Nueve de la mañana y el metro atestado, caras largas, miradas perdidas, bostezos, hombros caídos, empujones para entrar, empujones para salir, empujones porque otro ha empujado. Ni un buenos días, ni una sonrisa, ni rastro de unos ojos que brillen, ni un triste resquicio de alegría. Está claro, son las nueve de la mañana en un metro atestado.
Y de pronto, llega él. Un mocosete de no más de ocho años, rubio y tez clara, inmensos y penetrantes ojos azules y su mamá detrás, con la misma cara que todos los demás. Me entero que se llama Ilya porque su madre, que más tarde responderá al nombre de Alina, le reprende por no callarse. El mocoso está rebosante de energía, su carita irradia una alegría que, como si de una estrella se tratase, ilumina el oscuro ambiente de la cabina.
Le sonríe a un señor que, enfundado en su traje azul oscuro, camisa blanca y corbata roja, escucha música y se apoya de la barra central como si el mero hecho de mantenerse de pié, supusiese un esfuerzo titánico que agotara toda su vitalidad. Le dice hola con su manito, a una señora que aprovecha el tiempo del trayecto para cerrar los ojos y poder dormir un poco más. Le dice a su mama que no se preocupe, que está bien, que le gusta viajar en metro y que cuando salgan de ver a su amigo Pedro, quiere un pastel de chocolate y vainilla.

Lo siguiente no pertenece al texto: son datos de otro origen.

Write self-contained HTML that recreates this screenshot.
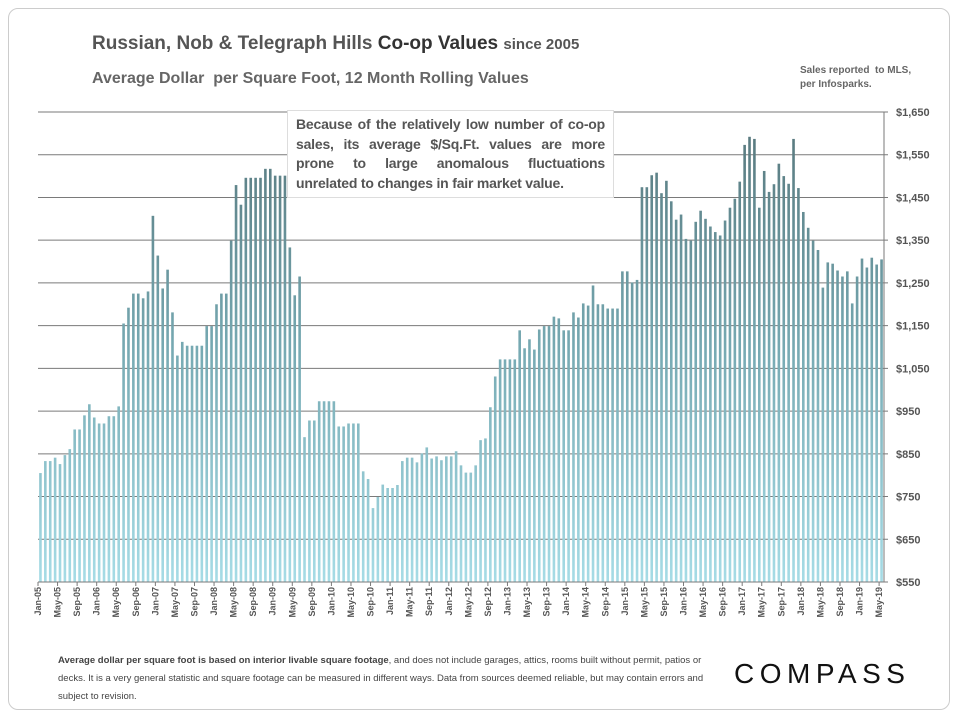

Algo llama su atención y me mira, clavando sus ojos azules en los míos y sin dejar de reír, me dice hola, le respondo con el mismo entusiasmo y sorprendido por mi reacción, comienza a regalar carcajadas a todo el vagón, tanto es así que está logrando que algunos de las presencias grises del mismo, comienzen a cambiar la expresión de su cara y esbocen una ligera risa. Le digo que me llamo Alberto y me responde que se llama Ilya, le digo que es un nombre muy bonito y todo seguro me contesta que lo sabe y vuelve a echarse a reír. Me pregunta que por qué pinto en el libro, que su profesora no le deja pintar en los suyos, yo le digo que no estoy pintando, sino dibujando una línea en las frases que más me gustan del libro. Me escucha ensemismado mientras su madre observa cauta y atenta nuestra conversación. "¿Y por qué?", dice nada más terminar yo, "pues porque así recuerdo mejor las palabras y cuando quiera volver a leerlas, sé donde están.". "Mi profe no me deja pintar en los libros", me dice, "el otro día pinté un balón de futbol y un coche y me castigo, se lo dijo a mi mama, ¿verdad que sí mami?", dice con su vocecita. "Me gusta mucho pintar, hoy he pintado una estrella, porque mi mama se encontró una estrella en casa, ¿la quieres?", "bueno", le respondo, "si tú no la quieres y a tu mamá no le importa que me la regales, me gustará mucho tener esea estrella." Entonces mete su mano en el bolsillo delantero de su chaqueta roja y saca la estrella, que deja en mi mano mientras no deja de reírse. "Muchas gracias" y levanto la mano para que me choque los cinco, lo cual hace todo ilusionado.
El metro se detiene, Ilya y su madre han llegado a su parada, se despide de mí no sin antes contarme que tengo que cuidar de la estrella que me ha dado, pues se ha caido del cielo y está sola, buscando a su amigas, las demás estrellas. Le digo que no se preocupe, que a la noche, cuando el cielo esté lleno de otras estrellas como esa, la lanzaré muy fuerte para que vuelva a su casa. Y mientras su madre se las ve y desea para salir del vagón con la silla de ruedas donde él está sentado, se vuelve a reír.
Nos ponemos de nuevo en marcha, pero ahora en el vagón hay un vacío inmenso, como si de golpe alguien hubiese apagado la luz y todo quedara cubierto por la penumbra. Miro la estrella que me ha regalado, no puedo evitar sonreir. Y me sorprendo como un mocoso de ocho años y en silla de ruedas ha llenado de vitalidad y energía todo una cabina de metro. Él solito, a las nueve de la mañana.